IPG Mediabrands CEO Japan: Why Japan’s Legacy Media Industry is Ripe for Disruption
As Japan’s well-entrenched traditional media industry is disrupted by changing consumer behaviour, companies with legacy ties are being left increasingly exposed, suggests Anthony Plant in this guest article.
On the other side of this sophisticated and technologically-advanced consumer culture is the highly entrenched legacy media structure (TV, print and radio) holding back the advertising and marketing industry.
Foreign agencies often face a stiff competition against domestic agencies that control the market and are virtually competition-free. TV remains the number one media category and the legacy agencies hold exclusive access to media and celebrities.
Creativity is often expressed culturally, not conceptually which has helped shape the intrinsic Japanese culture and created an environment of insularity. And while consumers are exposed to the cutting edge of technology on one hand, when it comes to media, brands and agencies are expected to toe the line for the fear of disrupting the Japanese way of life.

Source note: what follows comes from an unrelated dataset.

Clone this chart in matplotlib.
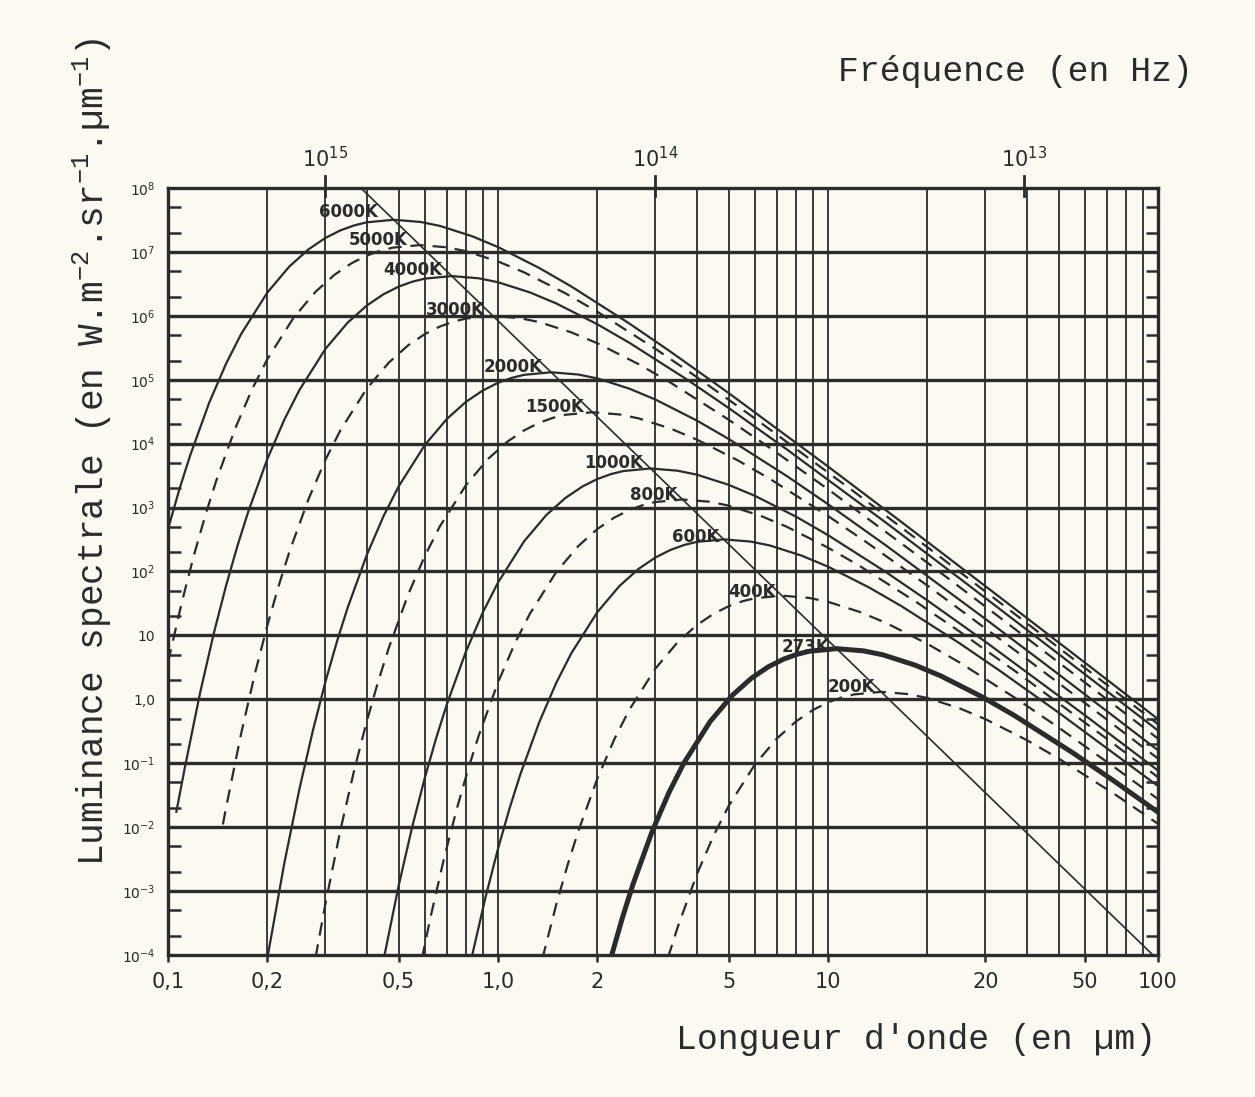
import matplotlib.pyplot as plt
from matplotlib.ticker import FixedLocator, NullLocator

plt.rcParams['mathtext.default'] = 'regular'

INK = '#2b2b2b'
PAPER = '#fbf9f1'
MONO = 'Liberation Mono'

# wavelength (um) and log10 of spectral radiance (W m-2 sr-1 um-1) along each curve
lam_6000 = [0.1, 0.1083, 0.1167, 0.1333, 0.15, 0.1667, 0.2, 0.2333, 0.2667, 0.3, 0.3333, 0.3667, 0.4,
            0.483, 0.5833, 0.6667, 0.8333, 1.0, 1.333, 1.667, 2.5, 3.333, 5.0, 10.0, 16.67, 33.33, 66.67, 100.0]
logl_6000 = [2.662, 3.289, 3.815, 4.641, 5.253, 5.718, 6.364, 6.773, 7.041, 7.219, 7.338, 7.415, 7.463,
             7.503, 7.468, 7.407, 7.247, 7.076, 6.749, 6.460, 5.880, 5.439, 4.792, 3.643, 2.777, 1.589, 0.393, -0.309]

lam_5000 = [0.1, 0.11, 0.12, 0.13, 0.14, 0.16, 0.18, 0.2, 0.24, 0.28, 0.32, 0.36, 0.4, 0.44, 0.48,
            0.5796, 0.7, 0.8, 1.0, 1.2, 1.6, 2.0, 3.0, 4.0, 6.0, 12.0, 20.0, 40.0, 80.0, 100.0]
logl_5000 = [0.579, 1.508, 2.266, 2.893, 3.419, 4.245, 4.857, 5.322, 5.968, 6.377, 6.645, 6.823, 6.942, 7.019, 7.067,
             7.107, 7.072, 7.011, 6.851, 6.680, 6.353, 6.064, 5.484, 5.043, 4.396, 3.247, 2.381, 1.193, -0.003, -0.389]

lam_4000 = [0.106, 0.1125, 0.125, 0.1375, 0.15, 0.1625, 0.175, 0.2, 0.225, 0.25, 0.3, 0.35, 0.4, 0.45, 0.5, 0.55,
            0.6, 0.7245, 0.875, 1.0, 1.25, 1.5, 2.0, 2.5, 3.75, 5.0, 7.5, 15.0, 25.0, 50.0, 100.0]
logl_4000 = [-1.759, -1.066, 0.094, 1.023, 1.781, 2.408, 2.934, 3.760, 4.372, 4.837, 5.483, 5.892, 6.160, 6.338,
             6.457, 6.534, 6.582, 6.622, 6.587, 6.526, 6.366, 6.195, 5.868, 5.579, 4.999, 4.558, 3.911, 2.762,
             1.896, 0.708, -0.488]

lam_3000 = [0.1467, 0.15, 0.1667, 0.1833, 0.2, 0.2167, 0.2333, 0.2667, 0.3, 0.3333, 0.4, 0.4667, 0.5333, 0.6,
            0.6667, 0.7333, 0.8, 0.966, 1.1667, 1.333, 1.667, 2.0, 2.667, 3.333, 5.0, 6.667, 10.0, 20.0, 33.33,
            66.67, 100.0]
logl_3000 = [-1.957, -1.690, -0.530, 0.399, 1.157, 1.784, 2.310, 3.136, 3.748, 4.213, 4.859, 5.268, 5.536, 5.714,
             5.833, 5.910, 5.958, 5.998, 5.963, 5.902, 5.742, 5.571, 5.244, 4.955, 4.375, 3.934, 3.287, 2.138,
             1.272, 0.084, -0.615]

lam_2000 = [0.2, 0.225, 0.25, 0.275, 0.3, 0.325, 0.35, 0.4, 0.45, 0.5, 0.6, 0.7, 0.8, 0.9, 1.0, 1.1, 1.2, 1.449,
            1.75, 2.0, 2.5, 3.0, 4.0, 5.0, 7.5, 10.0, 15.0, 30.0, 50.0, 100.0]
logl_2000 = [-4.051, -2.571, -1.411, -0.482, 0.276, 0.903, 1.429, 2.255, 2.867, 3.332, 3.978, 4.387, 4.655, 4.833,
             4.952, 5.029, 5.077, 5.117, 5.082, 5.021, 4.861, 4.690, 4.363, 4.074, 3.494, 3.053, 2.406, 1.257,
             0.391, -0.797]

lam_1500 = [0.28, 0.3, 0.3333, 0.3667, 0.4, 0.4333, 0.4667, 0.5333, 0.6, 0.6667, 0.8, 0.9333, 1.0667, 1.2,
            1.3333, 1.4667, 1.6, 1.932, 2.333, 2.667, 3.333, 4.0, 5.333, 6.667, 10.0, 13.33, 20.0, 40.0, 66.67, 100.0]
logl_1500 = [-4.038, -3.196, -2.036, -1.107, -0.349, 0.278, 0.804, 1.630, 2.242, 2.707, 3.353, 3.762, 4.030, 4.208,
             4.327, 4.404, 4.452, 4.492, 4.457, 4.396, 4.236, 4.065, 3.738, 3.449, 2.869, 2.428, 1.781, 0.632,
             -0.234, -0.927]

lam_1000 = [0.45, 0.5, 0.55, 0.6, 0.65, 0.7, 0.8, 0.9, 1.0, 1.2, 1.4, 1.6, 1.8, 2.0, 2.2, 2.4, 2.898, 3.5, 4.0,
            5.0, 6.0, 8.0, 10.0, 15.0, 20.0, 30.0, 60.0, 100.0]
logl_1000 = [-4.076, -2.916, -1.987, -1.229, -0.602, -0.076, 0.750, 1.362, 1.827, 2.473, 2.882, 3.150, 3.328, 3.447,
             3.524, 3.572, 3.612, 3.577, 3.516, 3.356, 3.185, 2.858, 2.569, 1.989, 1.548, 0.901, -0.248, -1.114]

lam_800 = [0.5875, 0.625, 0.6875, 0.75, 0.8125, 0.875, 1.0, 1.125, 1.25, 1.5, 1.75, 2.0, 2.25, 2.5, 2.75, 3.0,
           3.622, 4.375, 5.0, 6.25, 7.5, 10.0, 12.5, 18.75, 25.0, 37.5, 75.0, 100.0]
logl_800 = [-4.064, -3.401, -2.472, -1.714, -1.087, -0.561, 0.265, 0.877, 1.342, 1.988, 2.397, 2.665, 2.843, 2.962,
            3.039, 3.087, 3.127, 3.092, 3.031, 2.871, 2.700, 2.373, 2.084, 1.504, 1.063, 0.416, -0.733, -1.219]

lam_600 = [0.8333, 0.9167, 1.0, 1.0833, 1.1667, 1.3333, 1.5, 1.6667, 2.0, 2.3333, 2.6667, 3.0, 3.3333, 3.6667,
           4.0, 4.83, 5.8333, 6.6667, 8.3333, 10.0, 13.333, 16.667, 25.0, 33.333, 50.0, 100.0]
logl_600 = [-4.025, -3.096, -2.338, -1.711, -1.185, -0.359, 0.253, 0.718, 1.364, 1.773, 2.041, 2.219, 2.338, 2.415,
            2.463, 2.503, 2.468, 2.407, 2.247, 2.076, 1.749, 1.460, 0.880, 0.439, -0.208, -1.357]

lam_400 = [1.3625, 1.5, 1.625, 1.75, 2.0, 2.25, 2.5, 3.0, 3.5, 4.0, 4.5, 5.0, 5.5, 6.0, 7.245, 8.75, 10.0, 12.5,
           15.0, 20.0, 25.0, 37.5, 50.0, 75.0, 100.0]
logl_400 = [-4.061, -3.219, -2.592, -2.066, -1.240, -0.628, -0.163, 0.483, 0.892, 1.160, 1.338, 1.457, 1.534, 1.582,
            1.622, 1.587, 1.526, 1.366, 1.195, 0.868, 0.579, -0.001, -0.442, -1.089, -1.561]

lam_273 = [2.198, 2.381, 2.564, 2.930, 3.297, 3.663, 4.396, 5.128, 5.861, 6.593, 7.326, 8.059, 8.791, 10.615,
           12.82, 14.652, 18.315, 21.978, 29.304, 36.63, 54.945, 73.26, 100.0]
logl_273 = [-4.048, -3.421, -2.895, -2.069, -1.457, -0.992, -0.346, 0.063, 0.331, 0.509, 0.628, 0.705, 0.753,
            0.793, 0.758, 0.697, 0.537, 0.366, 0.039, -0.250, -0.830, -1.271, -1.765]

lam_200 = [3.275, 3.5, 4.0, 4.5, 5.0, 6.0, 7.0, 8.0, 9.0, 10.0, 11.0, 12.0, 14.49, 17.5, 20.0, 25.0, 30.0, 40.0,
           50.0, 75.0, 100.0]
logl_200 = [-4.040, -3.571, -2.745, -2.133, -1.668, -1.022, -0.613, -0.345, -0.167, -0.048, 0.029, 0.077, 0.117,
            0.082, 0.021, -0.139, -0.310, -0.637, -0.926, -1.506, -1.947]

# locus of the maxima (Wien)
lam_wien = [0.39, 100.0]
logl_wien = [7.967, -4.077]

temp_labels = ['6000K', '5000K', '4000K', '3000K', '2000K', '1500K',
               '1000K', '800K', '600K', '400K', '273K', '200K']

x_tick_pos = [0.1, 0.2, 0.5, 1.0, 2.0, 5.0, 10.0, 30.0, 60.0, 100.0]
x_tick_text = ['0,1', '0,2', '0,5', '1,0', '2', '5', '10', '20', '50', '100']

y_tick_exp = [8, 7, 6, 5, 4, 3, 2, 1, 0, -1, -2, -3, -4]
y_tick_text = ['$10^{8}$', '$10^{7}$', '$10^{6}$', '$10^{5}$', '$10^{4}$', '$10^{3}$', '$10^{2}$',
               '10', '1,0', '$10^{-1}$', '$10^{-2}$', '$10^{-3}$', '$10^{-4}$']

freq_tick_lam = [0.3, 3.0, 39.3]
freq_tick_text = ['$10^{15}$', '$10^{14}$', '$10^{13}$']


def draw_curve(ax, lam, logl, style):
    lum = [10 ** v for v in logl]
    if style == 'dashed':
        ax.plot(lam, lum, color=INK, lw=1.6, ls=(0, (6, 4)))
    elif style == 'thick':
        ax.plot(lam, lum, color=INK, lw=3.6, solid_capstyle='round')
    else:
        ax.plot(lam, lum, color=INK, lw=1.6)


def main():
    fig = plt.figure(figsize=(12.55, 10.97), dpi=100, facecolor=PAPER)
    ax = fig.add_axes([168 / 1255, 1 - 955 / 1097, 990 / 1255, 767 / 1097])
    ax.set_facecolor(PAPER)
    ax.set_xscale('log')
    ax.set_yscale('log')
    ax.set_xlim(0.1, 100)
    ax.set_ylim(1e-4, 1e8)

    # log grid: thin verticals, heavy decade horizontals
    for d in (0.1, 1.0, 10.0):
        for m in range(1, 10):
            x = m * d
            if 0.1 < x < 100:
                ax.axvline(x, color=INK, lw=1.3, zorder=1)
    for k in range(-3, 8):
        ax.axhline(10.0 ** k, color=INK, lw=2.4, zorder=1)

    curves = [
        (lam_6000, logl_6000, 'solid'),
        (lam_5000, logl_5000, 'dashed'),
        (lam_4000, logl_4000, 'solid'),
        (lam_3000, logl_3000, 'dashed'),
        (lam_2000, logl_2000, 'solid'),
        (lam_1500, logl_1500, 'dashed'),
        (lam_1000, logl_1000, 'solid'),
        (lam_800, logl_800, 'dashed'),
        (lam_600, logl_600, 'solid'),
        (lam_400, logl_400, 'dashed'),
        (lam_273, logl_273, 'thick'),
        (lam_200, logl_200, 'dashed'),
    ]
    for lam, logl, style in curves:
        draw_curve(ax, lam, logl, style)

    ax.plot(lam_wien, [10 ** v for v in logl_wien], color=INK, lw=1.2)

    # temperature tags sit just left of the maxima line
    tag_pos = [(0.351, 7.625), (0.433, 7.19), (0.553, 6.72), (0.741, 6.094), (1.11, 5.20), (1.488, 4.578),
               (2.246, 3.703), (2.97, 3.203), (3.98, 2.547), (5.885, 1.672), (8.52, 0.8125), (11.74, 0.1875)]
    for txt, (x, e) in zip(temp_labels, tag_pos):
        ax.text(x, 10 ** e, txt, fontsize=12, fontweight='bold', color=INK,
                ha='center', va='center', zorder=5)

    for side in ax.spines.values():
        side.set_linewidth(2.4)
        side.set_color(INK)

    ax.xaxis.set_major_locator(FixedLocator(x_tick_pos))
    ax.set_xticklabels(x_tick_text)
    ax.xaxis.set_minor_locator(NullLocator())
    ax.tick_params(axis='x', which='major', direction='out', length=5, width=1.8,
                   colors=INK, labelsize=15, pad=7)

    ax.yaxis.set_major_locator(FixedLocator([10.0 ** k for k in y_tick_exp]))
    ax.set_yticklabels(y_tick_text)
    minor_y = [m * 10.0 ** k for k in range(-4, 8) for m in (2, 5)]
    ax.yaxis.set_minor_locator(FixedLocator(minor_y))
    ax.tick_params(axis='y', which='major', length=0, labelsize=10, colors=INK, pad=9)
    ax.tick_params(axis='y', which='minor', left=True, right=True, direction='in',
                   length=9, width=1.8, color=INK)

    # frequency scale along the top edge
    tr = ax.get_xaxis_transform()
    for x, txt in zip(freq_tick_lam, freq_tick_text):
        ax.plot([x, x], [0.99, 1.016], transform=tr, color=INK, lw=2.0, clip_on=False)
        ax.text(x, 1.022, txt, transform=tr, fontsize=15, color=INK, ha='center', va='bottom')

    fig.text(1015 / 1255, 1 - 72 / 1097, 'Fréquence (en Hz)', family=MONO, fontsize=25,
             color=INK, ha='center', va='center')
    fig.text(916 / 1255, 1 - 1040 / 1097, "Longueur d'onde (en µm)", family=MONO, fontsize=25,
             color=INK, ha='center', va='center')
    fig.text(92 / 1255, 1 - 452 / 1097, 'Luminance spectrale (en W.m$^{-2}$.sr$^{-1}$.µm$^{-1}$)',
             family=MONO, fontsize=26, color=INK, rotation=90, ha='center', va='center')

    fig.savefig('out.png', dpi=100, facecolor=PAPER)


if __name__ == '__main__':
    main()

Yet, amid this rather old-fashioned method of media and content consumption, there is a sea-change being seen, predominantly driven by digital and mobile. The country, which is the third largest economy after behemoths US and China, is also the world’s fourth largest in internet population with 73.6m users and home to a 102m strong mobile audience who are spending more time engaged with the internet content (source: ComScore). This trend is leading to not only more ad dollars being assigned to digital and mobile but also bringing disruptive changes to the legacy media space.